Wirtschaft | Interview

“Bio ist auch nicht perfekt”

Der Biobauer Andreas Gschleier verurteilt die Polemiken rund um den “Pestizidprozess”, warnt vor Schwarz-Weiß-Denken und sagt zugleich: “Wir haben alle Fehler gemacht.”
Andreas Gschleier
Foto: Facebook/Andreas Gschleier

Fast exakt drei Jahre sind vergangen, seit sich der Auerer Biobauer Andreas Gschleier und der damals noch integriert wirtschaftende Apfelbauer Klemens Kössler zum salto Gespräch getroffen haben. Es ging nicht nur darum, zwei häufig gegeneinander ausgespielte Anbauweisen zu durchleuchten, sondern auch um einen ehrlichen und konstruktiven Dialog, so wie er vielfach versprochen wurde, aber ebenso oft verhindert – durch gegenseitige Schuldzuweisungen, Anfeindungen und Misstrauen. “Wir würden das Gespräch heute vermutlich genau gleich wie damals führen”, sagt Gschleier nicht ohne Bedauern.

Denn vor Kurzem ist der so genannte “Pestizidprozess” angelaufen, den Landesrat Arnold Schuler und weit über 1.000 Bauern 2017 gegen den Autor und Filmemacher Alexander Schiebel wegen seines Buches “Das Wunder von Mals” und gegen Karl Bär und dessen Arbeitgeber Umweltinstitut München wegen der “Pestizidtirol”-Kampagne angestrengt haben. Und wieder stehen sich zwei Parteien offensichtlich unversöhnlich gegenüber: die selbst erklärten “Pestizidrebellen” und die Bauernschaft.

Andreas Gschleier hat sich anlässlich der jüngsten Entwicklungen im Prozess Gedanken gemacht – und diese auf Facebook niedergeschrieben. Einer seiner ersten Sätze: “Ich bin Biobauer und ein massiver Kritiker der Arbeitsweise von Umweltinstitut & Co.”

salto.bz: Herr Gschleier, auf Facebook schreiben Sie unter anderem: “Ich fühle mich von der Art der Argumentation, von der Intensität der Medienschlacht und von der argumentativen Aggressivität als Bauer in meiner Freiheit bedroht.” Was meinen Sie damit?

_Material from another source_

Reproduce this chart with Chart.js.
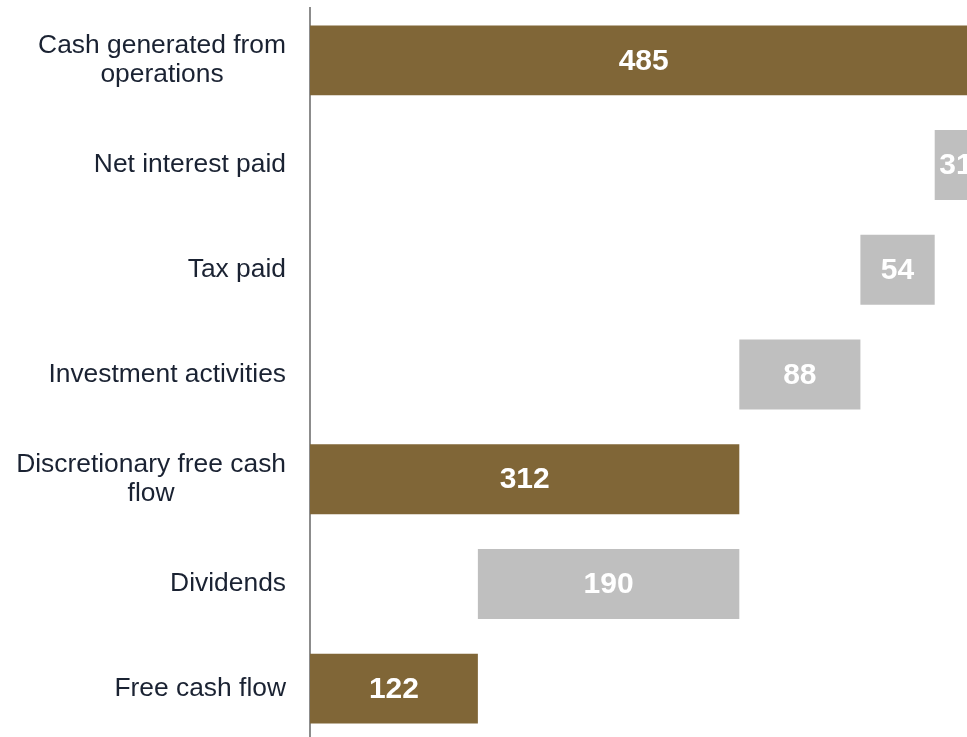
<!DOCTYPE html>
<html>
<head>
<meta charset="utf-8">
<script src="https://cdn.jsdelivr.net/npm/chart.js@4"></script>
<style>
  html, body { margin:0; padding:0; background:#fff; overflow:hidden; }
  #wrap { width:998px; height:741px; }
</style>
</head>
<body>
<div id="wrap"><canvas id="chart" width="998" height="741"></canvas></div>
<script>
// Cash flow bridge data
const categories = [
  ["Cash generated from", "operations"],
  ["Net interest paid"],
  ["Tax paid"],
  ["Investment activities"],
  ["Discretionary free cash", "flow"],
  ["Dividends"],
  ["Free cash flow"]
];
const amounts = [485, 31, 54, 88, 312, 190, 122];
const kinds = ["total", "step", "step", "step", "total", "step", "total"];

const GOLD = '#806637', GREY = '#bfbfbf';

// floating bars: totals start at 0, steps hang down from the running total
let running = 0;
const ranges = amounts.map((v, i) => {
  if (kinds[i] === 'total') { running = v; return [0, v]; }
  const r = [running - v, running];
  running -= v;
  return r;
});

const labelFont = '26.4px "Liberation Sans", Arial, sans-serif';
const valueFont = 'bold 30px "Liberation Sans", Arial, sans-serif';

// category labels: block right-aligned to the axis, lines centred inside the block
const categoryLabels = {
  id: 'categoryLabels',
  afterDraw(chart) {
    const ctx = chart.ctx, y = chart.scales.y;
    ctx.save();
    ctx.font = labelFont;
    ctx.fillStyle = '#1a2232';
    ctx.textBaseline = 'middle';
    ctx.textAlign = 'center';
    const lh = 29.5, right = 286;
    categories.forEach((lines, i) => {
      const w = Math.max(...lines.map(l => ctx.measureText(l).width));
      const cx = right - w / 2;
      const cy = y.getPixelForValue(i) - (lines.length - 1) * lh / 2;
      lines.forEach((l, k) => ctx.fillText(l, cx, cy + k * lh));
    });
    ctx.restore();
  }
};

// value labels in the middle of each bar
const valueLabels = {
  id: 'valueLabels',
  afterDatasetsDraw(chart) {
    const ctx = chart.ctx;
    const meta = chart.getDatasetMeta(0);
    ctx.save();
    ctx.font = valueFont;
    ctx.fillStyle = '#ffffff';
    ctx.textAlign = 'center';
    ctx.textBaseline = 'middle';
    meta.data.forEach((bar, i) => {
      ctx.fillText(String(amounts[i]), (bar.x + bar.base) / 2, bar.y + 1);
    });
    ctx.restore();
  }
};

new Chart(document.getElementById('chart'), {
  type: 'bar',
  data: {
    labels: categories.map(c => c.join(' ')),
    datasets: [{
      data: ranges,
      backgroundColor: kinds.map(k => k === 'total' ? GOLD : GREY),
      borderWidth: 0,
      barPercentage: 0.668,
      categoryPercentage: 1
    }]
  },
  options: {
    indexAxis: 'y',
    responsive: false,
    animation: false,
    layout: { padding: { top: 8, left: 0, right: 0, bottom: 0 } },
    plugins: { legend: { display: false }, tooltip: { enabled: false } },
    scales: {
      x: {
        display: false,
        min: 0,
        max: 500
      },
      y: {
        grid: { display: false },
        border: { display: true, color: '#8c8c8c', width: 2 },
        ticks: { display: false },
        afterFit(scale) { scale.width = 310; }
      }
    }
  },
  plugins: [categoryLabels, valueLabels]
});
</script>
</body>
</html>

Andreas Gschleier: Vielleicht ist die Formulierung leicht übertrieben. Ich fühle mich nicht in meiner Freiheit eingeschränkt. Aber ich bin immer sehr hellhörig, wenn in der Gesellschaft Feindbilder kreirt werden. Dabei läuft es immer nach demselben Muster ab: Man sieht gut gegen böse und lässt die Schattierungen außer acht. Landwirtschaft und unser landwirtschaftliches System allgemein sind hoch komplex und ganz schwierig, auf schwarz oder weiß hinunterzubrechen. Wenn aber so vereinfacht wird, treten Tendenzen auf, dass die freie Meinungsäußerung bzw. auch die Weiterentwicklung von Ideen einseitig bekämpft werden. Das ist kein Vorwurf direkt auf den Gerichtsprozess bezogen, aber wenn so harte Geschütze aufgefahren werden, wird einfach über das Ziel hinausgeschossen. Und es wird das Gegenteil von dem bewirkt, was man eigentlich möchte.

Haben Sie verstanden, worum es den Pestizidgegnern geht?

Man möchte eine positive Veränderung der Gesellschaft. Das unterstelle ich jetzt dem Umweltinstitut einfach mal – dass sie dort ein hehres Ziel verfolgen und sicherlich keine bösen Absichten haben. Aber leider sind sie in dieser Sache über das Ziel hinausgeschossen und haben Gräben aufgeworfen, die einer gesellschaftlichen Entwicklung im Wege stehen. Ich als Bauer bin nicht mehr akzeptiert und der Gedankenprozess, die Landwirtschaft weiterzuentwickeln, steht immer unter dem Vorzeichen: böser Bauer-guter Bauer. Das hilft uns nicht weiter. Das schränkt mich in meiner Freiheit als Bauer, zu denken, ein.

Wir haben es verabsäumt, uns wirklich Gedanken zu machen und offen darüber zu diskutieren, was in den letzten Jahren alles falsch gelaufen ist

Wobei Sie als Biobauer ja ein “guter Bauer” wären und könnten sich hinter Schiebel und Bär stellen.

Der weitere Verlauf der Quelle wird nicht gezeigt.